Around 165 million years ago, a spectacular parasite was at home in the freshwater lakes of present-day Inner Mongolia in China, researchers say. It was a juvenile fly with a thorax, or “chest,” formed entirely like a sucking plate.
With it, the animal could stick to salamanders and suck their blood with its mouthparts formed like a sting, according to scientists. To date no insect is known with a similar design. The international scientific team is now presenting its findings in the journal eLIFE.
The parasite, a long fly larva around two centimeters (a bit under an inch) long, had undergone extreme changes over the course of evolution, the researchers said. The head is tiny in comparison to the body, tube-shaped with piercer-like mouthparts at the front. The mid-body, or thorax, has been completely transformed underneath into a gigantic sucking plate; the hind-body, or abdomen, has caterpillar-like legs.
The research team believes that this unusual animal lived in a landscape with volcanoes and lakes what is now northeastern China around 165 million years ago.
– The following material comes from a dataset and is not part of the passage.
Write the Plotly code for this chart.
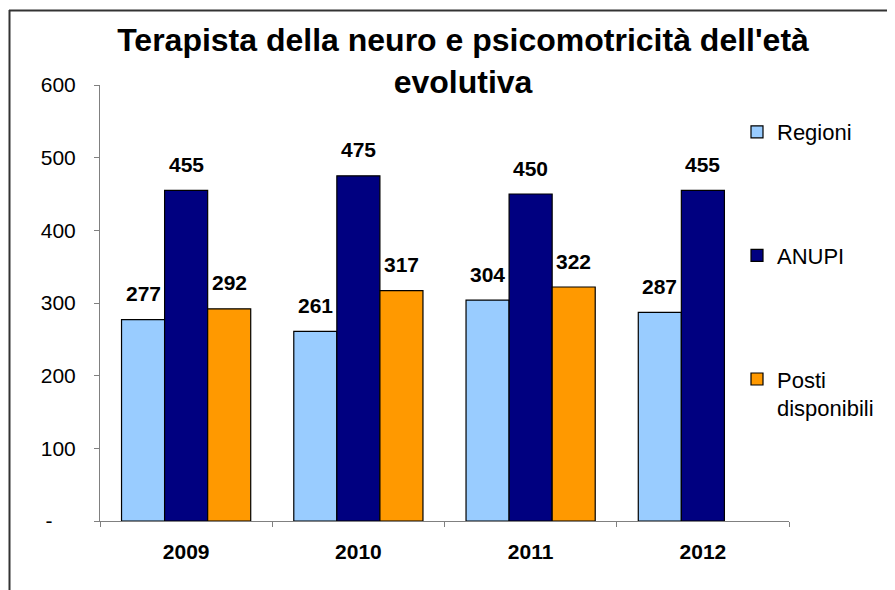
import plotly.graph_objects as go

years = ["2009", "2010", "2011", "2012"]
regioni = [277, 261, 304, 287]
anupi = [455, 475, 450, 455]
posti = [292, 317, 322, None]

series_names = ["Regioni", "ANUPI", "Posti<br>disponibili"]
series_colors = ["#99CCFF", "#000080", "#FF9900"]
y_tickvals = [0, 100, 200, 300, 400, 500, 600]
y_ticktext = ["-" + "\u00a0" * 4, "100", "200", "300", "400", "500", "600"]

FONT = "Liberation Sans, Arial, sans-serif"
W, H = 895, 590
OFF = 8  # page body margin: the figure is drawn 8px in from the window edge

# plot area in window pixels (as measured on the reference)
PX_L, PX_R, PX_T, PX_B = 100, 789, 85, 521
L, T = PX_L - OFF, PX_T - OFF
R, B = W - (PX_R - OFF), H - (PX_B - OFF)
PW, PH = W - L - R, H - T - B


def px_x(px):
    return (px - PX_L) / PW


def px_y(py):
    return (PX_B - py) / PH


fig = go.Figure()

all_values = [regioni, anupi, posti]
for i, (name, vals, color) in enumerate(zip(series_names, all_values, series_colors)):
    fig.add_trace(
        go.Bar(
            x=years, y=vals,
            name=name,
            legendgroup=f"g{i}",
            marker=dict(color=color, line=dict(color="#000000", width=1.2)),
        )
    )

# Data labels above bars (Excel-style, well above the bar top)
bar_px = 43
for i, vals in enumerate(all_values):
    for k, v in enumerate(vals):
        if v is None:
            continue
        fig.add_annotation(
            x=k, y=v, text=f"<b>{v}</b>",
            showarrow=False, xshift=(i - 1) * bar_px, yshift=26,
            font=dict(family=FONT, size=21, color="#000000"),
        )

# Outer chart frame (top and left edges visible)
for x0, y0, x1, y1 in [(9, 10.5, 910, 10.5), (9.5, 10, 9.5, 610)]:
    fig.add_shape(
        type="line", xref="paper", yref="paper",
        x0=px_x(x0), y0=px_y(y0), x1=px_x(x1), y1=px_y(y1),
        line=dict(color="#333333", width=2),
    )

fig.update_layout(
    width=W, height=H,
    paper_bgcolor="white", plot_bgcolor="white",
    margin=dict(l=L, r=R, t=T, b=B, autoexpand=False),
    font=dict(family=FONT, size=21, color="#000000"),
    title=dict(
        text="<b>Terapista della neuro e psicomotricità dell'età<br>evolutiva</b>",
        font=dict(family=FONT, size=32, color="#000000"),
        x=(463 - OFF) / W, xanchor="center", y=1 - 43 / H, yanchor="top",
    ),
    barmode="group", bargap=0.25, bargroupgap=0,
    showlegend=True,
    legend=dict(
        x=px_x(737), y=px_y(111), xanchor="left", yanchor="top",
        font=dict(family=FONT, size=22, color="#000000"),
        tracegroupgap=92, itemwidth=30, valign="top",
        bgcolor="rgba(0,0,0,0)",
    ),
)
fig.update_xaxes(
    type="category", categoryorder="array", categoryarray=years,
    range=[-0.5, len(years) - 0.5], autorange=False,
    showline=True, linecolor="#808080", linewidth=1,
    ticks="outside", tickson="boundaries", ticklen=5, tickcolor="#808080",
    ticklabelstandoff=12,
    tickfont=dict(family=FONT, size=21, color="#000000", weight="bold"),
    showgrid=False, automargin=False,
)
fig.update_yaxes(
    range=[0, 600], tickvals=y_tickvals, ticktext=y_ticktext,
    showline=True, linecolor="#808080", linewidth=1,
    ticks="outside", ticklen=5, tickcolor="#808080",
    ticklabelstandoff=14,
    tickfont=dict(family=FONT, size=21, color="#000000"),
    showgrid=False, zeroline=False, automargin=False,
)

fig.write_html("out.html")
In this fresh water habitat, they say, the parasite crawled onto passing salamanders, attached itself with its sucking plate, and penetrated the thin skin of the amphibians in order to suck blood from them.
“The parasite lived the life of Reilly,” said paleontologist Jes Rust from the University of Bonn. This is because there were many salamanders in the lakes, as fossil finds at the same location near Ningcheng in Inner Mongolia (China) have shown. “There scientists had also found around 300,000 diverse and exceptionally preserved fossil insects,” said the Chinese scientist Bo Wang, a postdoctoral researcher in paleontology at the University of Bonn.
The larva, which has received the scientific name of Qiyia jurassica, however, was a quite unexpected find. “Qiyia” in Chinese means “bizarre”; “jurassica” refers to the Jurassic period to which the fossils belong. A fine-grained mudstone ensured the good state of preservation of the fossil.